Şenol MORGÜL, Selahattin Demirtaş’ın “Efsun” kitabı üzerine yazdı: Bazı “taş”ları nereye koyarsanız koyun, orayı kendine yakıştırmayı beceriyor. Hatta edebiyatı bir dayanışma sofrası haline getirerek konuk olduğu her kalpte “kuyunun dibinden” yankılanan bir sese dönüşüyor.

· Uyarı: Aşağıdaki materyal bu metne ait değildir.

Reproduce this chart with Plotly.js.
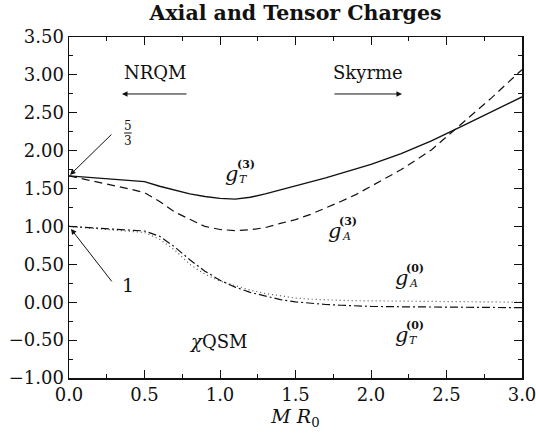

Edebiyatın düş gücüyle cezaevinden firar edip konuğumuz olan bir kitap; üç kuşak boyunca birikmiş tüm acıları içinde saklayan efsunlu bir aşk hikayesini anlatıyor. Dünyanın bütün ötekilerini içinde birleştiren bir aşk hikayesi… Masal dinler gibi okuyorsun kitabı. Masalın içinden acının merkezi haline getirilmiş toprak parçalarında yolculuğa çıkarıyor seni. Merak uyandıran ve heyecanı hiç bitmeyen kurgusuyla polisiye bir tat da var romanda.
“İçeride” yazılmış olmasına karşın bütün duvarları şeffaflaştıran betimlemeleri okuyunca edebiyatın gücünü daha iyi anlıyorsunuz;
“Lacvert denizin göğün moruyla cilveleştiği yerde şeftali pembesi bir çizgi duruyor”
“Körfezi kuşatan küçük tepelerdeki zeytin ağaçlarının oluşturduğu yekpare haki örtünün içine serpiştirilmiş ateş böcekleri gibi duran beyaz badanalı evlerin ölgün sarı ışıkları bile, anın büyüsüne saygıdan olsa gerek, titreşmeyi kesmişler”
Acıyı, sömüren bir dille değil mizah ve ironiyle harmanlayıp anlatıyor. Kadının dilinden erkek egemen ikiyüzlülükle baş edebilmenin sırlarını açıklıyor adeta; “Her kadın, kalbinde keşfedilen her gizli odanın hemen arkasında yeni bir gizli oda açar. Açar çünkü tehlike anında sığınabileceği yer burasıdır. Binlerce yıllık kadınlık deneyimi bize bunu öğretmiştir.”
Daha giyilmeden kefene dönüşen beyaz gelinliklerin açtığı yaralara şifa olmuş çocukları için her şeyi göze alabilen annelerin direncini ve ayakta kalma mücadelesini yüreğinizde hissediyorsunuz. Unutulmaya yüz tutmuş mahalle dayanışmasını yeniden canlandırıp hafızalarımızı silkeliyor. Komşularının hüznünü ve tarifsiz kederini paylaşan “deneyimli yoksulların” dayanışması içinizi ısıtıyor.
Kitapta sıkça kullanılan “gerek yok” cümlesinin yaşamımızda bu kadar “gerekli” olabileceğini hiç düşünmemiştim.
Kitabın yazılma süreci de ayrı bir hikaye. Selo’nun asistanlığını kızları yapmış; romanda adı geçen ama hiç gidip görmediği şehirleri ve araştırıp, fotoğraf çekip, yorumlarını da ekleyip, raporlaştırarak babalarına göndermişler. Anneleri de bu kolektif çalışmayı organize etmiş. Onlar araştırmış, Selo yazmış. Birlikte yazmışlar
Kitapta rakı da var ama anlatmayacağım, “gerek yok.”